El 11 de abril de 1871 nació en Borja el hermano Miguel Isidro Alejaldre Lardiés S. J. Su padre era un modesto zapatero y tanto él como su esposa profundamente religiosos. Isidro fue el único hijo del matrimonio, nacido cuando sus progenitores tenían ya cierta edad, por lo que fue recibido con la natural alegría.
Nada más efectuar la Primera Comunión ingresó en la
Congregación Mariana, donde fue un auténtico ejemplo de virtud para todos sus
compañeros. Ejercía como sacristán en el convento de la Concepción y allí se
retiraba a orar en un pequeño habitáculo situado tras el retablo mayor.
Para nadie fue una
sorpresa que, en 1889, manifestara su deseo de ingresar en la Compañía de
Jesús, algo hacia lo que se mostraron reticentes sus superiores, dado que sus
padres tenían 80 y 70 años, respectivamente. Tras el fallecimiento de su padre
en 1893, una familia borjana se hizo cargo de la madre y el joven pudo ver
cumplidas sus aspiraciones, ingresando en Veruela como hermano coadjutor.
Un mes y medio después fue enviado a Gandía, donde emitió sus primeros votos el 1 de octubre de 1895, siendo destinado en el verano de 1896 al colegio de Sarriá en Barcelona, donde permaneció durante 37 años. Durante ese tiempo fue un modelo para todos los que le conocieron que fueron muchos, dado que ejercía como portero del colegio. En 1928 fue destinado a la Casa de Ejercicios que se acababa de fundar, próxima al colegio.
Allí le sorprendió la disolución de la Compañía de Jesús, decretada
por el gobierno de la II República y la incautación de todos sus bienes. El
hermano Alejandre, en compañía de un padre ya anciano, pasó a residir en una
pequeña casa, desde la que continuó realizando labores pastorales.
A comienzos de 1934
contrajo una gripe que fue empeorando hasta provocarle el fallecimiento el 11
de abril de ese año.

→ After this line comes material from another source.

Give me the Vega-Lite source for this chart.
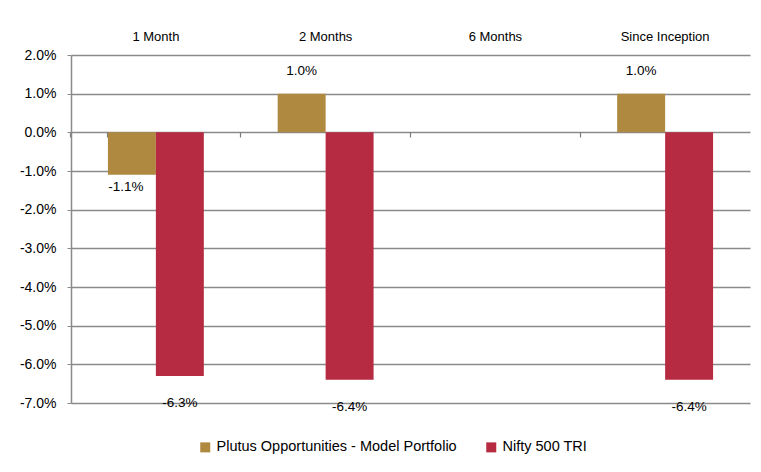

Su fama de santidad se extendió rápidamente y fueron
numerosos los supuestos milagros obrados por su intercesión. En 1936 fue
publicada su biografía, que se conserva en nuestro Centro, pero las difíciles
circunstancias por las que atravesó España no hicieron posible la incoación de
su proceso de beatificación, como deseaban muchos de sus coetáneos.